そして実際彼らはイエスを通していろいろなことばを聞き、イエスの行動を通していろんなことを体験した。もちろん突然シモンが立派な人間になったというわけではない。突然信仰深い敬虔な人間に変わったわけではない。全然変わっていない。シモンはこの後も相変わらずおっちょこちょいな面があり続ける。本質はイエスに会う前とそんなに変わってはいないだろう。しかしそんな者をイエスは弟子としたのだ。弟子として選んだのだ。
神のすごさに、神の偉大さに圧倒された者が弟子となっていった。そしてイエスに従っていった。信仰深い者がなったというわけでも、立派な者がなったというわけでもないようだ。そしてイエスに従っていったことで神の業を、神の恵みを経験していった。何が神の命令か、何を神がしろと言われているのか、それを聞いていこう。そんなことしたくない、そんなこといやだ、面倒だ、誰かがやればいいのに、と思うようなことが神の命令であることもある。そしてそれは私たちに恵みを経験させるためなのだろう。また私たちを新しい世界へと招いておられることでもあるようだ。シモンはこのことから新しい人生を歩み始めた。
実行
イエスの命令のその先には恵みが、喜びがあるようだ。私たちはなんでそんなこと、なんでこんな時に、なんで私に、と思う。しかしその向こうに恵みが喜びが待っている。
私たちはなんだこうだと口実をつけてその命令に従ってないのかもしれない。疲れている、できない、できそうにない、自信がない、そんなことしてなんになる、どうせやってもだめだよ、と思う。
しかしイエスの命令はその向こうに喜びがあるから恵みがあるからそうしろ、と言っているのではないか。

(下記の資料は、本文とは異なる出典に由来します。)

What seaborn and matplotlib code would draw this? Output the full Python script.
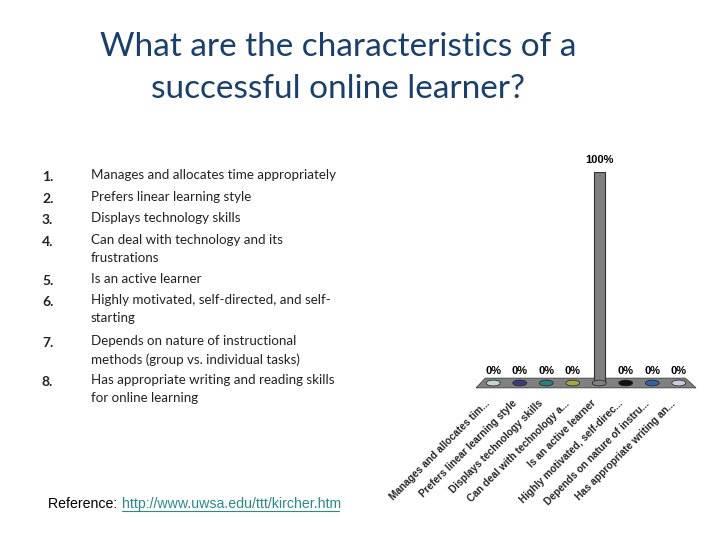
import numpy as np
import pandas as pd
import seaborn as sns
import matplotlib.pyplot as plt
from matplotlib.path import Path
from matplotlib.patches import Polygon
from matplotlib.transforms import ScaledTranslation


##############
# datos
##############

title = "What are the characteristics of a\nsuccessful online learner?"

items = ["Manages and allocates time appropriately",
         "Prefers linear learning style",
         "Displays technology skills",
         "Can deal with technology and its\nfrustrations",
         "Is an active learner",
         "Highly motivated, self-directed, and self-\nstarting",
         "Depends on nature of instructional\nmethods (group vs. individual tasks)",
         "Has appropriate writing and reading skills\nfor online learning"]

short_labels = ["Manages and allocates tim...",
                "Prefers linear learning style",
                "Displays technology skills",
                "Can deal with technology a...",
                "Is an active learner",
                "Highly motivated, self-direc...",
                "Depends on nature of instru...",
                "Has appropriate writing an..."]

percent = [0, 0, 0, 0, 100, 0, 0, 0]

dot_colors = ["#c4d4d4", "#3c3c7c", "#2c8080", "#a0a848",
              "#808080", "#101010", "#3464a4", "#ccccdc"]

##############
# figura
##############

sns.set_style("white")
plt.rcParams['font.family'] = ['Lato', 'DejaVu Sans']

fig = plt.figure(figsize=(7.2, 5.4), dpi=100)

fig.text(0.47, 1 - 68 / 540, title, ha="center", va="center", fontsize=24,
         color="#1b3f6b", linespacing=1.5)

# lista a la izquierda
y_pos = [175, 197, 218, 240, 279, 300, 341, 380]
for i, (txt, yp) in enumerate(zip(items, y_pos)):
    fig.text(42 / 720, 1 - (yp + 2) / 540, "{}.".format(i + 1), ha="left", va="center",
             fontsize=10, color="#222222", fontweight="bold")
    fig.text(91 / 720, 1 - (yp + 1) / 540, txt, ha="left", va="top", fontsize=9.6,
             color="#222222", linespacing=1.6,
             transform=fig.transFigure + ScaledTranslation(0, 5 / 72, fig.dpi_scale_trans))

fig.text(48 / 720, 1 - 504 / 540, "Reference: ", ha="left", va="center",
         fontsize=10.2, family="Liberation Sans", color="black")
fig.text(122 / 720, 1 - 504 / 540, "http://www.uwsa.edu/ttt/kircher.htm",
         ha="left", va="center", fontsize=10.2, family="Liberation Sans",
         color="#2a8a8a")
fig.add_artist(plt.Line2D([122 / 720, 339 / 720], [1 - 511 / 540] * 2,
                          color="#2a8a8a", lw=0.8))

# grafico de barras
ax = fig.add_axes([480 / 720, 1 - 383 / 540, 212 / 720, 211 / 540])
df = pd.DataFrame({"item": short_labels, "pct": percent})

ax.add_patch(Polygon([(-0.3, 2.3), (7.25, 2.3), (7.65, -2.3), (-0.65, -2.3)],
                     closed=True, facecolor="#808080", edgecolor="#404040",
                     lw=0.6, zorder=1, clip_on=False))

sns.barplot(data=df, x="item", y="pct", hue="item", palette=["#808080"] * 8,
            legend=False, width=0.42, edgecolor="#303030", linewidth=0.8,
            ax=ax, zorder=2)

t = np.linspace(0, 2 * np.pi, 40)
ell = Path(np.column_stack([np.cos(t), 0.42 * np.sin(t)]))
ax.scatter(range(len(percent)), [0] * len(percent), marker=ell, s=100,
           c=dot_colors, edgecolors="#202020", linewidths=0.5, zorder=3,
           clip_on=False)

for i, v in enumerate(percent):
    ax.text(i, v + 3.5, "{}%".format(v), ha="center", va="bottom", fontsize=8,
            fontweight="bold", family="Liberation Sans", color="black",
            clip_on=False)

ax.set_xlim(-0.5, 7.5)
ax.set_ylim(0, 100)
ax.set_xlabel("")
ax.set_ylabel("")
ax.set_yticks([])
ax.tick_params(axis="x", length=0, pad=11)
ax.set_xticks(range(len(short_labels)))
ax.set_xticklabels(short_labels, rotation=45, ha="right", rotation_mode="anchor",
                   fontsize=7.3, fontweight="bold", family="Liberation Sans")
off = ScaledTranslation(-6 / 72, 0, fig.dpi_scale_trans)
for lab in ax.get_xticklabels():
    lab.set_transform(lab.get_transform() + off)
sns.despine(ax=ax, left=True, bottom=True)
ax.patch.set_alpha(0)

fig.savefig("out.png", dpi=100)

だからイエスの声を聞いていこう。イエスの業に私たちも加えてもらおう。そして神の業を見せてもらおう。そして神の偉大さを私たちも経験させてもらおう。きっとそこには私たちのまだ知らないようなすばらしいものがある。
私たちもまた神の働きに招かれているのだと思う。そして神のすばらしさをみせてもらおう。